The stunt by the former bull rider was designed to draw crowds and win souls for Christ, he told ABC’s Nightline in a report that aired May 19.
“You know, the Bible said to compel them to come in, and so that’s what we’re doing,” Bishop said during the broadcast. “It didn’t say how to compel them.”
But some ministers question the approach, describing it as a prime example of entertainment dressed up as evangelism.
“Two things,” American Baptist minister Alan Rudnick said when asked about the bull-riding pastor. “The first is: come on, really?”
‘Why should we knock that?’
The bull-riding-for-Jesus story reminded Rudnick how Christ, during his temptation, avoided the lure of using the dramatic to prove his divinity.
Nor did Jesus perform his miracles simply to sensationalize and win large numbers of converts, said Rudnick, pastor of First Baptist Church of Ballston Spa, N.Y.
“He listened to people and heard their stories,” he said. “He could have come on a cloud with trumpets.”
But Rudnick said he had a second reaction, as well: it’s obvious Bishop is trying every way possible to get people to hear about God.
“So why should we knock that?” Rudnick said.
The temptation to be attractional
That’s especially true in an age where just about every poll and every other piece of research on America and faith shows people, especially younger ones, fleeing or avoiding churches in droves.
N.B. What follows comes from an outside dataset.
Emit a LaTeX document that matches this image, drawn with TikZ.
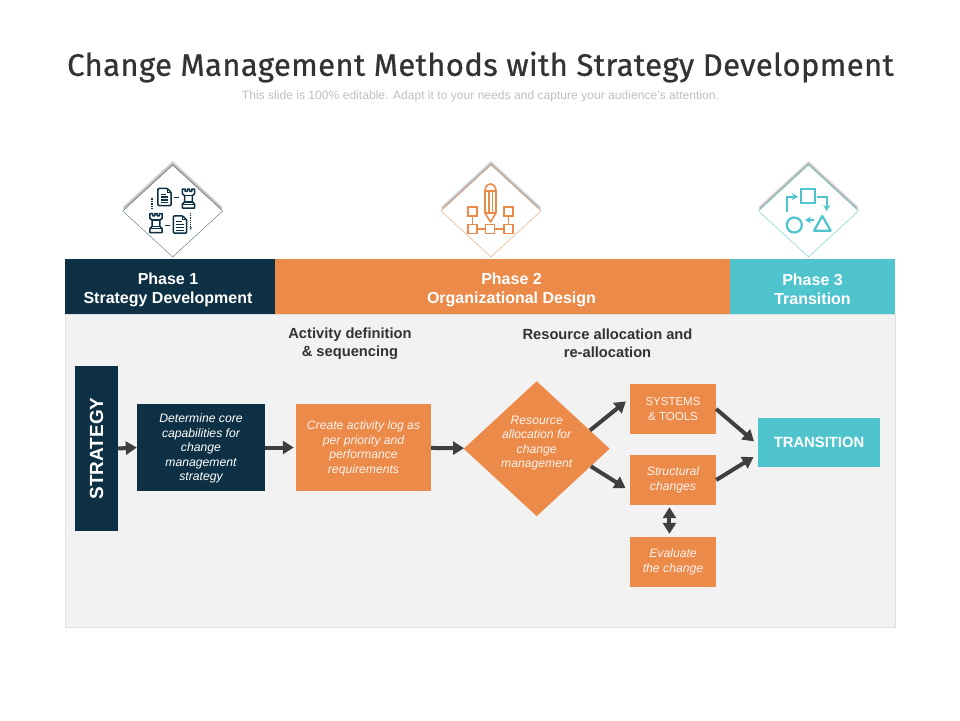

“He’s trying to do something in an age when churches are dying and denominations aren’t doing enough,” Rudnick said.
But there is a challenge imbedded in any attempt to attract people to church, he added.
“At what point does it become a gimmick?”
One clue is to ask what’s becoming of those who are baptized or join churches where over-the-top events are used to put the gospel before them.
To make lifelong followers of Jesus out of the 300 baptized in Ohio involves a long-term discipleship process that isn’t always going to be glitzy and exciting, he said.
“If he’s conditioning people to come based on the spectacular, then what’s next?” Rudnick said. “Then it becomes about entertainment and not the gospel.”
And opting for the lengthy discipleship process needed to make students of Jesus out of converts is smothered by the desire to be attractional.
“Often the temptation is if you do something spectacular people will come and join your church,” Rudnick said.
Ends don’t justify means
About the most exciting event Wilton Baptist Church uses to lure people through the door is Attendance Sunday, when parishioners are urged to bring a friend to worship, Jason Coker said.
“I wear a robe during the high holidays,” said Coker, pastor of the Connecticut church.
In other words, Coker said he won’t be riding any bulls in front of the congregation.
And it’s not just to protect his health, he said.
“I do not believe that the ends justify the means,” he said.
“It’s not just that bull riding is a gimmick,” Coker said. “But if the concept is that as long as we get people in here it’s OK, then it’s not OK because Christ has to be in the means.”
‘Never a dull moment’
But Coker said he isn’t suggesting Bishop stop what he’s doing at Solid Rock Church.
“He knows his context and he knows it better than me,” he said. “And his church is a whole lot bigger than mine.”
In the Nightline report, Bishop explained that he has few talents other than playing music and “riding stuff that bucks.”
His mother told the program that she believed her son had gone “crazy” when he pitched the idea of building a rodeo ring inside the church and riding bulls in it.
Now she finds it to be an “exciting” place “because there is never a dull moment” at Solid Rock Church.
But Coker said it reminds him of other actoins, like Texas megachurch pastor Ed Young driving a Ferrari on stage in 2011.
“If it’s a show and there’s a lot of money in it, it’s hard for me to be serious about that,” Coker said.